Ava, you lived with your mother and father—we can call them your birth mother and father, your Ethiopian mother and father, or just your Mom and Dad, whatever feels right as we go along—until you were four months old. They got very sick and died. I do not know how to answer the question of whether or not you saw them die and I'm sorry for that blank and a thousand other blanks. Your sisters and brother live with your uncle and aunt. From four months until—...

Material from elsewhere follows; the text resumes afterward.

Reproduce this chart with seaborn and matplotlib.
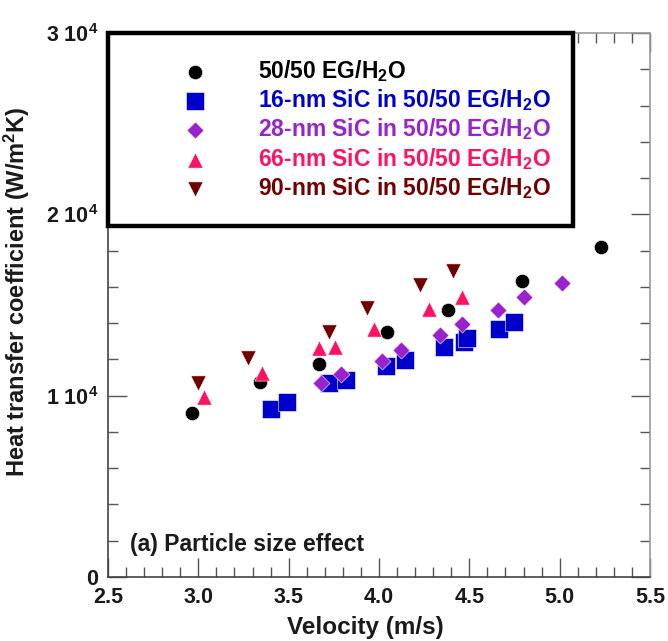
import numpy as np
import pandas as pd
import matplotlib
matplotlib.use("Agg")
import matplotlib.pyplot as plt
import seaborn as sns
from matplotlib.ticker import MultipleLocator, FixedLocator

# ---- data ----
base_v = [2.965, 3.341, 3.668, 4.044, 4.382, 4.792, 5.229]
base_h = [9044, 10754, 11747, 13512, 14725, 16324, 18200]

sic16_v = [3.402, 3.491, 3.723, 3.817, 4.039, 4.144, 4.360, 4.470, 4.487, 4.664, 4.747]
sic16_h = [9265, 9651, 10699, 10865, 11637, 11968, 12685, 12960, 13181, 13677, 14063]

sic28_v = [3.679, 3.790, 4.017, 4.122, 4.338, 4.459, 4.659, 4.803, 5.013]
sic28_h = [10699, 11195, 11912, 12519, 13346, 13953, 14725, 15442, 16214]

sic66_v = [3.031, 3.352, 3.668, 3.756, 3.972, 4.277, 4.459]
sic66_h = [9927, 11251, 12629, 12685, 13677, 14780, 15442]

sic90_v = [2.998, 3.275, 3.723, 3.934, 4.227, 4.410]
sic90_h = [10699, 12078, 13512, 14835, 16104, 16876]

labels = [
    "50/50 EG/H$_2$O",
    "16-nm SiC in 50/50 EG/H$_2$O",
    "28-nm SiC in 50/50 EG/H$_2$O",
    "66-nm SiC in 50/50 EG/H$_2$O",
    "90-nm SiC in 50/50 EG/H$_2$O",
]
colors = ["#000000", "#0000CC", "#9922CC", "#FF1166", "#700000"]
markers = ["o", "s", "D", "^", "v"]
sizes = [105, 150, 75, 120, 120]

x_ticks = [2.5, 3.0, 3.5, 4.0, 4.5, 5.0, 5.5]
x_ticklabels = ["2.5", "3.0", "3.5", "4.0", "4.5", "5.0", "5.5"]
y_ticks = [0, 10000, 20000, 30000]
y_ticklabels = ["0", "1 10$^4$", "2 10$^4$", "3 10$^4$"]

series = [(base_v, base_h), (sic16_v, sic16_h), (sic28_v, sic28_h),
          (sic66_v, sic66_h), (sic90_v, sic90_h)]

frames = []
for lab, (v, h) in zip(labels, series):
    frames.append(pd.DataFrame({"v": v, "h": h, "fluid": lab}))
df = pd.concat(frames, ignore_index=True)

sns.set_style("ticks")
plt.rcParams["font.family"] = ["Liberation Sans", "DejaVu Sans"]
plt.rcParams["font.weight"] = "bold"
plt.rcParams["mathtext.fontset"] = "custom"
plt.rcParams["mathtext.rm"] = "Liberation Sans:bold"
plt.rcParams["mathtext.it"] = "Liberation Sans:bold"
plt.rcParams["mathtext.bf"] = "Liberation Sans:bold"
plt.rcParams["mathtext.default"] = "bf"

fig = plt.figure(figsize=(6.68, 6.41), dpi=100)
ax = fig.add_axes([108 / 668, 1 - 577 / 641, 542 / 668, 544 / 641])

for lab, col, mk, sz in zip(labels, colors, markers, sizes):
    sub = df[df["fluid"] == lab]
    sns.scatterplot(data=sub, x="v", y="h", ax=ax, color=col, marker=mk,
                    s=sz, edgecolor="white", linewidth=0.4, label=lab, zorder=3)

ax.set_xlim(2.5, 5.5)
ax.set_ylim(0, 30000)
ax.xaxis.set_major_locator(FixedLocator(x_ticks))
ax.set_xticklabels(x_ticklabels)
ax.yaxis.set_major_locator(FixedLocator(y_ticks))
ax.set_yticklabels(y_ticklabels)
ax.xaxis.set_minor_locator(MultipleLocator(0.1))
ax.yaxis.set_minor_locator(MultipleLocator(2000))
ax.tick_params(which="both", direction="in", top=True, right=True,
               color="#555555", width=1.0, labelsize=15.5, labelcolor="#1a1a1a")
ax.tick_params(which="major", length=14, pad=7)
ax.tick_params(which="minor", length=7)
for side in ["left", "bottom"]:
    ax.spines[side].set_color("#444444")
    ax.spines[side].set_linewidth(1.2)
for side in ["top", "right"]:
    ax.spines[side].set_color("#999999")
    ax.spines[side].set_linewidth(1.2)

ax.set_xlabel("Velocity (m/s)", fontsize=17.5, fontweight="bold", color="#1a1a1a")
ax.xaxis.set_label_coords(0.474, -0.072)
ax.set_ylabel("Heat transfer coefficient (W/m$^2$K)", fontsize=17, fontweight="bold",
              color="#1a1a1a")
ax.yaxis.set_label_coords(-0.14, 0.524)

ax.text(0.041, 0.059, "(a) Particle size effect", transform=ax.transAxes,
        fontsize=16.5, fontweight="bold", color="#1a1a1a", va="center", ha="left")

leg = ax.legend(loc="upper left", bbox_to_anchor=(0.0, 0.0, 0.858, 1.0),
                mode="expand", borderaxespad=0.0, fontsize=16.5, frameon=True,
                fancybox=False, borderpad=1.08, handlelength=5.4,
                handletextpad=0.05, labelspacing=0.15, markerscale=1.0)
frame = leg.get_frame()
frame.set_edgecolor("black")
frame.set_linewidth(3.2)
frame.set_alpha(1)
leg.set_zorder(5)
for txt, col in zip(leg.get_texts(), colors):
    txt.set_color(col)
    txt.set_fontweight("bold")

fig.savefig("out.png", dpi=100)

My four-and-a-half year old little girl then said she was feeling very sad and that her eyes felt like crying. I agreed it was very sad and I felt like crying too, and I didn't know what she was feeling but I know how sad and confused I felt when my mother died. This all was sad but if nothing else she could always trust the safety of being sad with us.

"I am sad that my birth mother and birth father died and I'm sad that your mother died too," she cried. (For the rest of my life I will be humbled by her generosity of spirit in that moment that made room for me.) "And Yellow!" (The cat). "I am so sad that they died but you and Daddy, not my birth mother and not my birth father, but you Mom and Dad Dad, are not dead." We are not dead, I agreed, and we are not going anywhere* and isn't it lucky that we all have so many people in our lives who love us and love us well.

We lay there for a bit and then Ava told me to go on and finish the story. And then she asked for Green Eggs and Ham (not a good book) and then we had a good laugh about one day tricking Daddy into eating green eggs for breakfast. Then she fell asleep on my chest and I kissed her dear face a few dozen times. Then I found Tim in our bedroom watching a show about zombies and I gasped "Did you hear any of that?" and he said "No, what?" and then I wanted to dump the laundry basket on his head.

Ava, be a princess if you want to be one. Be a doctor if you want to be one. Be sad when you're sad. Be a goofball when you feel goofy. Be you, all of it. And never, ever wonder if you are alone in this world.


*I may have whiffed it at this point and been unable to stop the words "And I'm never going to die!" from rushing out of my pathetic mouth.